§ Task description: Look through the listing for the word "chart". Copy each line that has it.

§ Information shown:
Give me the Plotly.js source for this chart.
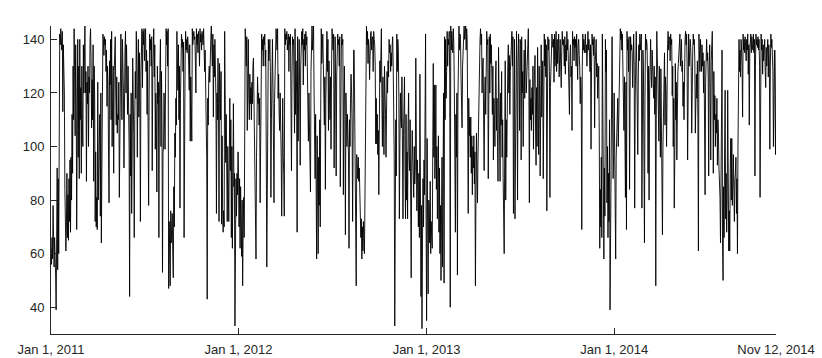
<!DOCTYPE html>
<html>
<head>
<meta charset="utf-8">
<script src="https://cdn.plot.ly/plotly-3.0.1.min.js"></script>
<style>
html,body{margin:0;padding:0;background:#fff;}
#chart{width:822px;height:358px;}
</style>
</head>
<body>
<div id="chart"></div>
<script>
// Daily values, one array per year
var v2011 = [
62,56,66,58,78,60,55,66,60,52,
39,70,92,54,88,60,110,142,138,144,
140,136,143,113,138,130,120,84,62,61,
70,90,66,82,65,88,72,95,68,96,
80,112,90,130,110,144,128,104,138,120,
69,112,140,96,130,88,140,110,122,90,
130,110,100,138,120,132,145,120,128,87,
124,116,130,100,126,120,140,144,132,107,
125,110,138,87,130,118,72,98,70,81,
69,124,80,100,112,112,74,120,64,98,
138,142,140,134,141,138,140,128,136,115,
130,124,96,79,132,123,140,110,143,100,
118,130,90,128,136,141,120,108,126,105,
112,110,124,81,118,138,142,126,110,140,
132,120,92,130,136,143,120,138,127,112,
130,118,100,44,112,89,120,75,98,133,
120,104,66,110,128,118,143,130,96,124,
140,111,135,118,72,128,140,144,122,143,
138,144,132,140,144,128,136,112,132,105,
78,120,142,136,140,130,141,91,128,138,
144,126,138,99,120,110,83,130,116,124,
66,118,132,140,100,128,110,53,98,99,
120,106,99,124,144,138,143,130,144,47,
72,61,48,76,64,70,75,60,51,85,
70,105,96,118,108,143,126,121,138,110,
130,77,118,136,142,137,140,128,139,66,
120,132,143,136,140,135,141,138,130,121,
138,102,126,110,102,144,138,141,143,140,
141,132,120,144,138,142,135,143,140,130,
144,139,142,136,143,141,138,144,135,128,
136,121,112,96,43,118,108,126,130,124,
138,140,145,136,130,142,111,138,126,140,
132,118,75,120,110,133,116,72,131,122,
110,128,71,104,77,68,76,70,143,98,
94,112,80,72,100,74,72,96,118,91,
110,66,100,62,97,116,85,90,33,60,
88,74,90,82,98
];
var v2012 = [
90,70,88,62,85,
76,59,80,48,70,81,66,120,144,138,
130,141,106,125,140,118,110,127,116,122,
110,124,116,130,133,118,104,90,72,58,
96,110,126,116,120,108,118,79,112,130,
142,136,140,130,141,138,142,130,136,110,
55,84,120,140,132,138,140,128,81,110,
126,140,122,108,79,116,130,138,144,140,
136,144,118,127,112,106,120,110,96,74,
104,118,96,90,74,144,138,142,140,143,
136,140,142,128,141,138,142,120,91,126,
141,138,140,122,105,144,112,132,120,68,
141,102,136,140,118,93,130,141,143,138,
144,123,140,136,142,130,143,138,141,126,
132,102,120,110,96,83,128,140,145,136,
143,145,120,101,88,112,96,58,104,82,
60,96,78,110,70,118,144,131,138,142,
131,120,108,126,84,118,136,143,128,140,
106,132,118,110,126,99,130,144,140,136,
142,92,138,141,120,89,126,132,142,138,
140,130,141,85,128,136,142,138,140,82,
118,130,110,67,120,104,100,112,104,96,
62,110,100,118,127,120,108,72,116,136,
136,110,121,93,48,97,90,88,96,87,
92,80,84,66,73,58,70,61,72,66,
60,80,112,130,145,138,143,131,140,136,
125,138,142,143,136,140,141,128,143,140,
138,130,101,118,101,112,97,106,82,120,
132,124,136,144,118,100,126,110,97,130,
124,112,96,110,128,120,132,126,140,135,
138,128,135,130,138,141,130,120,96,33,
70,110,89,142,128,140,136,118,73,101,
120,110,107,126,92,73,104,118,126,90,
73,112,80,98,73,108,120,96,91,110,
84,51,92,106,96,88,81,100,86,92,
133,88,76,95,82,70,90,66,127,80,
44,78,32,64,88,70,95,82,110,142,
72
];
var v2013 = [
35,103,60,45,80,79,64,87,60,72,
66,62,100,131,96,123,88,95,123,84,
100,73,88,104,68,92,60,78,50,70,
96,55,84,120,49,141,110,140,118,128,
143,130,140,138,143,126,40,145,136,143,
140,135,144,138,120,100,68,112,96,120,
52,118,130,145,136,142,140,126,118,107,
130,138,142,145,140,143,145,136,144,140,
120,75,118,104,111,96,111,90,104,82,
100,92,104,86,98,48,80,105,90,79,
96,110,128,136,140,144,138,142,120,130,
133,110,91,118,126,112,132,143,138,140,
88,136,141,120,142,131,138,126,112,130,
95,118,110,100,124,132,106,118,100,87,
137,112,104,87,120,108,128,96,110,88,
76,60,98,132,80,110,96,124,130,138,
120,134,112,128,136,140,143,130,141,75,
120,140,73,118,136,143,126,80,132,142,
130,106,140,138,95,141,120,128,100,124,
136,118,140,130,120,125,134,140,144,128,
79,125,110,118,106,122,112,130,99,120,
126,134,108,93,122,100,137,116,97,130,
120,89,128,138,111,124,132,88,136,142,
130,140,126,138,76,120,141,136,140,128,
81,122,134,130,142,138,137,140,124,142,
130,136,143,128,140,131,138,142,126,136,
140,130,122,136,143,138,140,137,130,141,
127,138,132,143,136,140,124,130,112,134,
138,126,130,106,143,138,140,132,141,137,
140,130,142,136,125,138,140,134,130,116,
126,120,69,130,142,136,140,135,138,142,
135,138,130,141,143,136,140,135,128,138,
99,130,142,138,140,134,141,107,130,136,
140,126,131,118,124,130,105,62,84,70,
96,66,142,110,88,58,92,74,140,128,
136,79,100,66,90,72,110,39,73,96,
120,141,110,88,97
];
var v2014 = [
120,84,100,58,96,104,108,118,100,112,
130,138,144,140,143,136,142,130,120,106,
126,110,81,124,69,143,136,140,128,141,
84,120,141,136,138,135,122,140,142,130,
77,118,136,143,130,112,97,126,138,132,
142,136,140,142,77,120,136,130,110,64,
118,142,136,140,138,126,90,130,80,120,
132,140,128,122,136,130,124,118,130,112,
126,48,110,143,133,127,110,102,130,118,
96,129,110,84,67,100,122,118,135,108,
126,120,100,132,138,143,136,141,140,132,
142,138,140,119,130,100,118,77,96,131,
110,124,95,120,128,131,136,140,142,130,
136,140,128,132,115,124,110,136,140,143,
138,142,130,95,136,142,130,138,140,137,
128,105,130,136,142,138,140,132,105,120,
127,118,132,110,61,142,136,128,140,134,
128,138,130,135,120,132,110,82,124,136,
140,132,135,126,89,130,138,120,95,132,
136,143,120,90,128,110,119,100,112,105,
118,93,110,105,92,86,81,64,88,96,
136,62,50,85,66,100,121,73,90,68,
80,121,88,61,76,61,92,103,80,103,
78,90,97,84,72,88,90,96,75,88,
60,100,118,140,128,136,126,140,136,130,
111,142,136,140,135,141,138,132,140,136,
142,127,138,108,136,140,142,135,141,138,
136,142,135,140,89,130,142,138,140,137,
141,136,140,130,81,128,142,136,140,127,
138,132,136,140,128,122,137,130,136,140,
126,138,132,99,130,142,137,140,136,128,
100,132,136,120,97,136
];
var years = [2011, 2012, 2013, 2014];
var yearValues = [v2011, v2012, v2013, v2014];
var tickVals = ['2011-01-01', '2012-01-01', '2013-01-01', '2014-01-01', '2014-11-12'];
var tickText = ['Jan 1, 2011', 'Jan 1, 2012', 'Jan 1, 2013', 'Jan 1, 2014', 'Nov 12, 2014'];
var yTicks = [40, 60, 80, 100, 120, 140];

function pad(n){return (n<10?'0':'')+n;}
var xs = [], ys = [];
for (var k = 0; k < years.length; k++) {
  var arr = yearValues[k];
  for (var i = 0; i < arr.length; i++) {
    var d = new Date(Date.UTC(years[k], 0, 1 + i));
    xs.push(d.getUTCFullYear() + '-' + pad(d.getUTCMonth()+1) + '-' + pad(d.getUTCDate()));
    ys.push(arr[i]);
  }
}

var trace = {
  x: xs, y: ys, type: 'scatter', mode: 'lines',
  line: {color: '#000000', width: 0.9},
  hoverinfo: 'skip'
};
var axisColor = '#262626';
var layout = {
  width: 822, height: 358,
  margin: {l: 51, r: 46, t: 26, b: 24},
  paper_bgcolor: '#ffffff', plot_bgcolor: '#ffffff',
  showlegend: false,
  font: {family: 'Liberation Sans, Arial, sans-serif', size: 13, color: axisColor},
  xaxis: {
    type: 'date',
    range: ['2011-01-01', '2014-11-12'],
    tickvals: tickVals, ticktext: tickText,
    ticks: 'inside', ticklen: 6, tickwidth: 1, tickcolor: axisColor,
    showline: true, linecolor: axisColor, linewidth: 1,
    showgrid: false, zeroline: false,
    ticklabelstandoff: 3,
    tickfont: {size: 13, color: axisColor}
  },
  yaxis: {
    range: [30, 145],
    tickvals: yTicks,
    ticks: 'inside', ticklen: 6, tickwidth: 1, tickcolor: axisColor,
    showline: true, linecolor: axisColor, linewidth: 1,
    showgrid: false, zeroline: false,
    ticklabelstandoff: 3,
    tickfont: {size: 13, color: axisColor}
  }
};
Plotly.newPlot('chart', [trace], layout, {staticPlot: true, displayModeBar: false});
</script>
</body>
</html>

§ Exercise output:
Give me the Plotly.js source for this chart.
#chart{width:822px;height:358px;}
<div id="chart"></div>
Plotly.newPlot('chart', [trace], layout, {staticPlot: true, displayModeBar: false});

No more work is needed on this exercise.